--- Begin Data provided ---
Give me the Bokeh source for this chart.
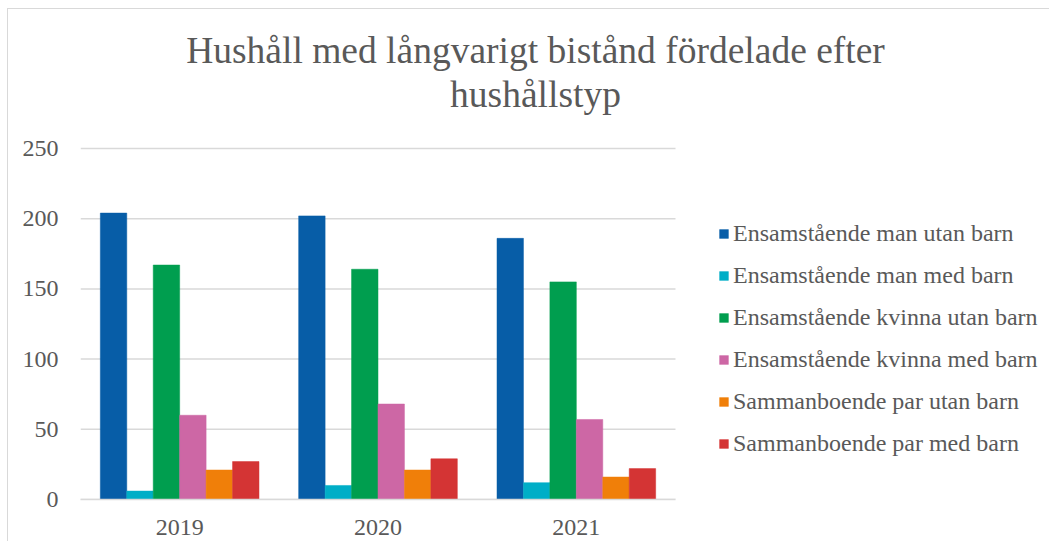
from bokeh.plotting import figure
from bokeh.models import ColumnDataSource, Range1d, FixedTicker, Legend, LegendItem, Label
from bokeh.transform import dodge
from bokeh.embed import file_html
from bokeh.resources import INLINE

years = ["2019", "2020", "2021"]
series_names = [
    "Ensamstående man utan barn",
    "Ensamstående man med barn",
    "Ensamstående kvinna utan barn",
    "Ensamstående kvinna med barn",
    "Sammanboende par utan barn",
    "Sammanboende par med barn",
]
man_utan = [204, 202, 186]
man_med = [6, 10, 12]
kvinna_utan = [167, 164, 155]
kvinna_med = [60, 68, 57]
par_utan = [21, 21, 16]
par_med = [27, 29, 22]
y_ticks = [0, 50, 100, 150, 200, 250]
title_lines = ["Hushåll med långvarigt bistånd fördelade efter", "hushållstyp"]

colors = ["#075DA7", "#00AEC7", "#009E4F", "#CD67A5", "#F07F09", "#D43434"]
keys = ["s0", "s1", "s2", "s3", "s4", "s5"]
n = len(years)
xc = [i + 0.5 for i in range(n)]
src = ColumnDataSource(dict(x=xc, s0=man_utan, s1=man_med, s2=kvinna_utan,
                            s3=kvinna_med, s4=par_utan, s5=par_med))

FONT = "Liberation Serif"
TXT = "#595959"
FS = "24px"

# layout (pixels): plot area 80..675 horizontally, y=0 at 499, y=250 at 148
W, H = 1049, 541
LEFT, RIGHT_PX, BOTTOM_PX, TOP_PX = 80, 675, 499, 148
ymax = y_ticks[-1]
x_end = n * (W - LEFT) / (RIGHT_PX - LEFT)
y_end = ymax * BOTTOM_PX / (BOTTOM_PX - TOP_PX)

p = figure(width=W, height=H, x_range=Range1d(0, x_end), y_range=Range1d(0, y_end),
           output_backend="svg", toolbar_location=None,
           min_border_left=LEFT, min_border_right=0, min_border_top=0,
           min_border_bottom=H - BOTTOM_PX)
p.outline_line_color = None
p.background_fill_color = None
p.border_fill_color = None
p.styles = {
    "background": "linear-gradient(#d9d9d9,#d9d9d9) 7px 8px / 1px 100% no-repeat, "
                  "linear-gradient(#d9d9d9,#d9d9d9) 7px 8px / 100% 1px no-repeat, white"
}

# horizontal grid lines limited to the plot area
p.segment(x0=[0] * len(y_ticks), x1=[n] * len(y_ticks), y0=y_ticks, y1=y_ticks,
          line_color="#d9d9d9", line_width=1.5)

bw = 0.8 / 6
items = []
for i, (k, c, name) in enumerate(zip(keys, colors, series_names)):
    off = -0.4 + bw / 2 + i * bw
    r = p.vbar(x=dodge("x", off), top=k, width=bw, source=src,
               fill_color=c, line_color=c, line_width=0.5)
    items.append(LegendItem(label=name, renderers=[r]))

legend = Legend(items=items, location=(638, 42), orientation="vertical",
                glyph_width=11, glyph_height=11, label_height=24, spacing=15,
                label_standoff=4, padding=0, margin=0, border_line_color=None,
                background_fill_alpha=0,
                label_text_font=FONT, label_text_font_size=FS, label_text_color=TXT)
p.add_layout(legend)

p.yaxis.ticker = FixedTicker(ticks=y_ticks)
p.yaxis.bounds = (0, ymax)
p.yaxis.axis_line_color = None
p.yaxis.major_tick_line_color = None
p.yaxis.minor_tick_line_color = None
p.yaxis.major_label_standoff = 16
p.yaxis.major_label_text_font = FONT
p.yaxis.major_label_text_font_size = FS
p.yaxis.major_label_text_color = TXT

p.xaxis.ticker = FixedTicker(ticks=xc)
p.xaxis.major_label_overrides = {x: y for x, y in zip(xc, years)}
p.xaxis.bounds = (0, n)
p.xaxis.axis_line_color = "#d9d9d9"
p.xaxis.axis_line_width = 1.5
p.xaxis.major_tick_line_color = None
p.xaxis.minor_tick_line_color = None
p.xaxis.major_label_standoff = 14
p.xaxis.major_label_text_font = FONT
p.xaxis.major_label_text_font_size = FS
p.xaxis.major_label_text_color = TXT

p.xgrid.grid_line_color = None
p.ygrid.grid_line_color = None

for txt, yy in zip(title_lines, [BOTTOM_PX - 50, BOTTOM_PX - 94]):
    p.add_layout(Label(x=535 - LEFT, y=yy, x_units="screen", y_units="screen", text=txt,
                       text_align="center", text_baseline="alphabetic",
                       text_font=FONT, text_font_size="37.5px", text_color=TXT))

open("out.html", "w").write(file_html(p, INLINE))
--- End Data provided ---
◆ Work to complete
Write out again, exactly, the lines from the start of the listing up to the line containing "from bokeh.resources import INLINE", with both ends and without pictures.

◆ Written answer
Give me the Bokeh source for this chart.
from bokeh.plotting import figure
from bokeh.models import ColumnDataSource, Range1d, FixedTicker, Legend, LegendItem, Label
from bokeh.transform import dodge
from bokeh.embed import file_html
from bokeh.resources import INLINE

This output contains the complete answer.